Gold and Silver Coin Premiums

All the many different types of precious metal coins fit into one of two descriptions: bullion and numismatics. Bullion coins are minted in large numbers for circulation as legal tender or for investment purposes. Numismatic coins have a premium attached to them, and are considered rare for one reason or another.

What makes a coin rare, and why do some coins have premiums, while others do not?

Supply and Demand

One of the main reasons for coins attracting large premiums is their being minted in small numbers, making them “rare”. However, because something is rare doesn’t mean that it’s valuable. It must be desirable. It needs a market. This is where supply and demand comes in because, like anything else, if there are more people buying an item than there are items to sell, the price rises and perhaps may even go through the roof.

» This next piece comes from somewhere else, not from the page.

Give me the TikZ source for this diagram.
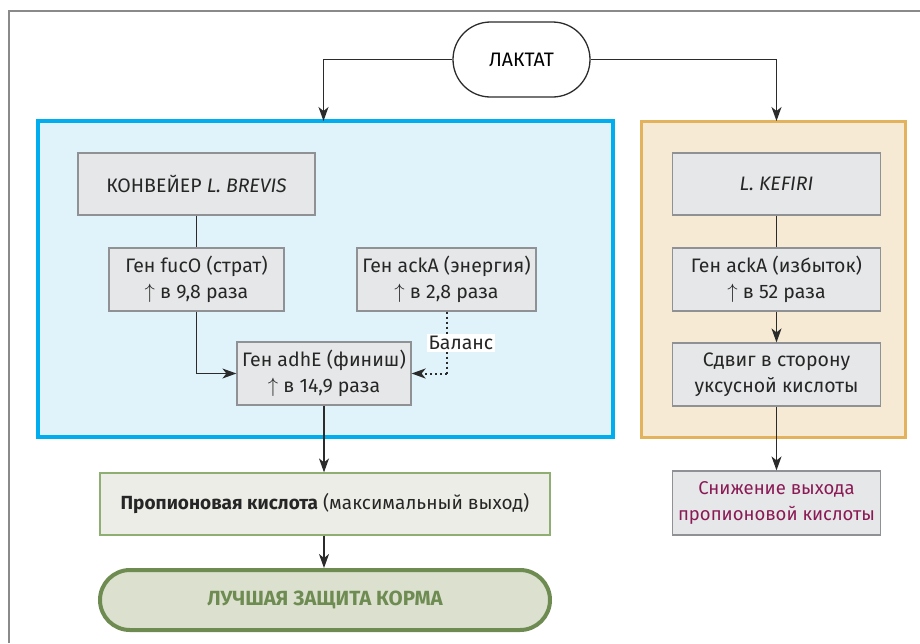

As an example, imagine that a special edition coin is minted by a popular mint for a popular series. Only 1,000 coins are struck but, because of the popularity of the mint and the attention that this particular coin receives, it might have 50,000 potential buyers. As soon as those 1,000 coins are sold, there are still 49,000 other people wanting them. Almost immediately the price goes up, because there are no longer any coins in circulation and the only way a buyer can get one is by offering owners more than they paid for it.

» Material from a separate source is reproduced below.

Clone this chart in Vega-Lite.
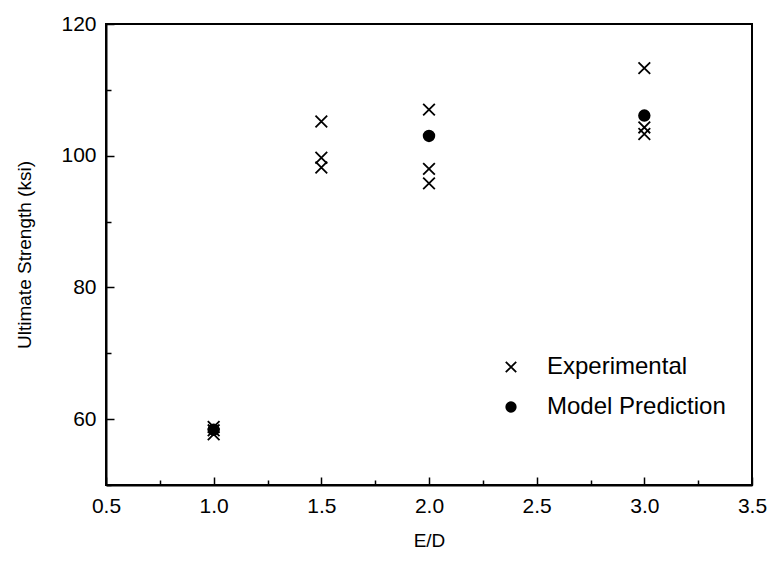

Add a few years, and the number of people waiting to buy will increase. Many sales will have already occurred, because time increases exposure and desire. Older coins attract higher margins, so value will continue to rise.

Mistakes

Imagine you buy an Xbox One and there is no disc tray or hard drive. It’s a faulty machine. You’d probably be one of the few people in the world that has an Xbox like that, making it, in a way, “rare”. Unfortunately it doesn’t add value because it remains useless. This is not the case with coins, because such rare faults are valued more than anything else.

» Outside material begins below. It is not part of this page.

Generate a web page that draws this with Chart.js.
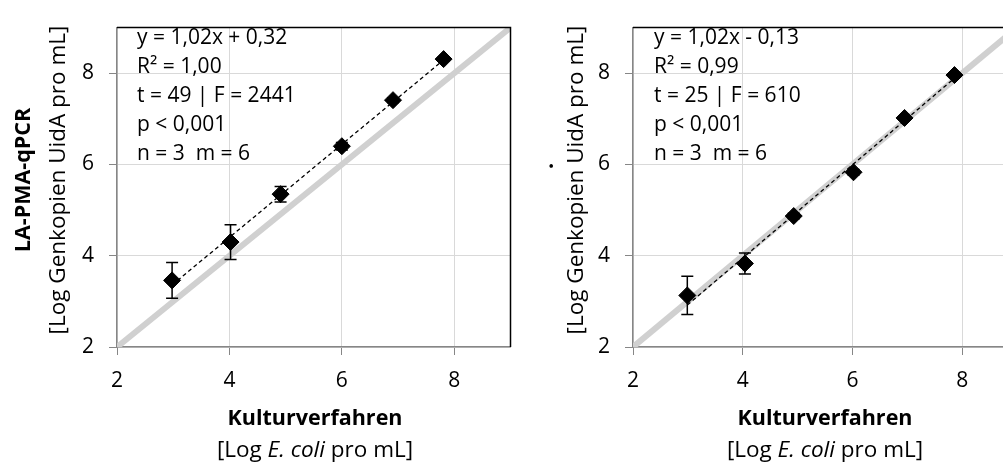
<!DOCTYPE html>
<html>
<head>
<meta charset="utf-8">
<script src="https://cdn.jsdelivr.net/npm/chart.js@4.4.0/dist/chart.umd.min.js"></script>
<style>
  html, body { margin: 0; padding: 0; background: #fff; overflow: hidden; }
  body { width: 1003px; height: 467px; position: relative; font-family: "Open Sans", sans-serif; color: #000; }
  .box { position: absolute; top: 0; width: 520px; height: 467px; }
  .lbl { position: absolute; white-space: nowrap; font-size: 22.5px; line-height: 26px; }
  .lbl b { font-size: 21.5px; }
  .vert { transform: translate(-50%, -50%) rotate(-90deg); }
  .horiz { transform: translate(-50%, -50%); }
  .stats { position: absolute; top: 22px; font-size: 21px; line-height: 29px; white-space: nowrap; }
  b { font-weight: 700; }
</style>
</head>
<body>
<div class="box" style="left:0"><canvas id="chartLeft" width="520" height="467"></canvas></div>
<div class="box" style="left:516px"><canvas id="chartRight" width="520" height="467"></canvas></div>

<!-- left panel texts -->
<div class="lbl vert" style="left:22px; top:180px;"><b>LA-PMA-qPCR</b></div>
<div class="lbl vert" style="left:57px; top:180px;">[Log Genkopien UidA pro mL]</div>
<div class="lbl horiz" style="left:315px; top:417px;"><b>Kulturverfahren</b></div>
<div class="lbl horiz" style="left:315px; top:449px;">[Log <i>E. coli</i> pro mL]</div>
<div class="stats" style="left:137px;">y = 1,02x + 0,32<br>R² = 1,00<br>t = 49 | F = 2441<br>p &lt; 0,001<br>n = 3&nbsp; m = 6</div>

<!-- right panel texts -->
<div class="lbl vert" style="left:545px; top:166px;"><b>.</b></div>
<div class="lbl vert" style="left:575px; top:180px;">[Log Genkopien UidA pro mL]</div>
<div class="lbl horiz" style="left:825px; top:417px;"><b>Kulturverfahren</b></div>
<div class="lbl horiz" style="left:825px; top:449px;">[Log <i>E. coli</i> pro mL]</div>
<div class="stats" style="left:654px;">y = 1,02x - 0,13<br>R² = 0,99<br>t = 25 | F = 610<br>p &lt; 0,001<br>n = 3&nbsp; m = 6</div>

<script>
// axis range (same on both axes)
const axisMin = 2;
const axisMax = 9;
const identity = [2, 9];

// left panel: LA-PMA-qPCR vs culture
const kultLeft = [2.98, 4.02, 4.91, 6.00, 6.91, 7.81];
const qpcrLeft = [3.46, 4.30, 5.35, 6.40, 7.41, 8.31];
const errLeft = [0.39, 0.38, 0.17, 0.08, 0.05, 0.04];
const trendXLeft = [2.98, 7.81];
const trendYLeft = [3.36, 8.29];

// right panel
const kultRight = [2.99, 4.04, 4.93, 6.02, 6.95, 7.86];
const qpcrRight = [3.13, 3.83, 4.87, 5.83, 7.02, 7.96];
const errRight = [0.42, 0.23, 0.06, 0.06, 0.05, 0.03];
const trendXRight = [2.99, 7.86];
const trendYRight = [2.92, 7.89];

const errorBars = {
  id: 'errorBars',
  afterDatasetDraw(chart, args, opts) {
    if (args.index !== 1) return;
    const meta = chart.getDatasetMeta(2);
    const yScale = chart.scales.y;
    const ctx = chart.ctx;
    ctx.save();
    ctx.strokeStyle = '#000';
    ctx.lineWidth = 1.5;
    meta.data.forEach(function(pt, i) {
      const v = chart.data.datasets[2].data[i].y;
      const top = yScale.getPixelForValue(v + opts.errors[i]);
      const bot = yScale.getPixelForValue(v - opts.errors[i]);
      ctx.beginPath();
      ctx.moveTo(pt.x, top); ctx.lineTo(pt.x, bot);
      ctx.moveTo(pt.x - 6, top); ctx.lineTo(pt.x + 6, top);
      ctx.moveTo(pt.x - 6, bot); ctx.lineTo(pt.x + 6, bot);
      ctx.stroke();
    });
    ctx.restore();
  }
};

const frame = {
  id: 'frame',
  afterDraw(chart, args, opts) {
    const a = chart.chartArea;
    const ctx = chart.ctx;
    ctx.save();
    ctx.strokeStyle = '#000';
    ctx.lineWidth = 1.5;
    ctx.beginPath();
    ctx.moveTo(a.left, a.top);
    ctx.lineTo(a.right, a.top);
    if (opts.right) ctx.lineTo(a.right, a.bottom);
    ctx.stroke();
    ctx.restore();
  }
};

function makeChart(id, xs, ys, errs, tx, ty, padRight, rightBorder) {
  const scaleOpts = {
    type: 'linear',
    min: axisMin,
    max: axisMax,
    grid: { color: '#d9d9d9', lineWidth: 1, tickColor: '#868686', tickLength: 8 },
    border: { color: '#868686', width: 1.5 },
    ticks: { stepSize: 2, includeBounds: false, color: '#000', font: { family: 'Open Sans', size: 21 } }
  };
  return new Chart(document.getElementById(id), {
    type: 'scatter',
    data: {
      datasets: [
        {
          type: 'line',
          data: identity.map(function(v) { return { x: v, y: v }; }),
          borderColor: '#d0d0d0',
          borderWidth: 6,
          pointRadius: 0,
          clip: 0,
          order: 3
        },
        {
          type: 'line',
          data: tx.map(function(v, i) { return { x: v, y: ty[i] }; }),
          borderColor: '#000',
          borderWidth: 1.3,
          borderDash: [4, 3],
          pointRadius: 0,
          order: 2
        },
        {
          data: xs.map(function(v, i) { return { x: v, y: ys[i] }; }),
          pointStyle: 'rectRot',
          pointRadius: 8.5,
          backgroundColor: '#000',
          borderColor: '#000',
          borderWidth: 1,
          order: 1
        }
      ]
    },
    options: {
      responsive: false,
      animation: false,
      devicePixelRatio: 1,
      layout: { padding: { top: 12, right: padRight, bottom: 0, left: 0 } },
      plugins: {
        legend: { display: false },
        tooltip: { enabled: false },
        errorBars: { errors: errs },
        frame: { right: rightBorder }
      },
      scales: {
        x: Object.assign({}, scaleOpts, {
          position: 'bottom',
          ticks: Object.assign({}, scaleOpts.ticks, { padding: 13 }),
          afterFit: function(s) { s.height = 120; }
        }),
        y: Object.assign({}, scaleOpts, {
          position: 'left',
          ticks: Object.assign({}, scaleOpts.ticks, { padding: 15 }),
          afterFit: function(s) { s.width = 117; }
        })
      }
    },
    plugins: [errorBars, frame]
  });
}

makeChart('chartLeft', kultLeft, qpcrLeft, errLeft, trendXLeft, trendYLeft, 5, true);
makeChart('chartRight', kultRight, qpcrRight, errRight, trendXRight, trendYRight, 19, false);
</script>
</body>
</html>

Occasionally, coins are minted with typos, with portraits facing the wrong way, or with the wrong year stamped on them. As far as the mint is concerned, flawed coins are like that damaged Xbox and they will do their best to ensure they don’t circulate. From the perspective of a coin collector though, these are incredibly rare and therefore incredibly valuable. They’ll do their best to get their hands on them, should they slip into circulation.

Pitfalls

The best coin collectors spend years learning their trade. Finding rare coins and holding or selling them might seem like an easy thing to do, but the truth is there are a lot of complexities involved. For instance, just because a coin is a “special edition” minted by a popular mint doesn’t make it valuable. Factors such as mint number, quality of the coin and the etching, the occasion it celebrates, the designer, the packaging, and the material are also important. While coins may be desirable because they are rare and carry a value that has nothing to do with their precious metal content, seldom will you find a non-precious metal coin with a high premium. A coin can be worth $10,000 due to its rarity and only $10 for its silver content, but if that coin was minted in cupronickel, its value will be a fraction of that $10,000, guaranteed.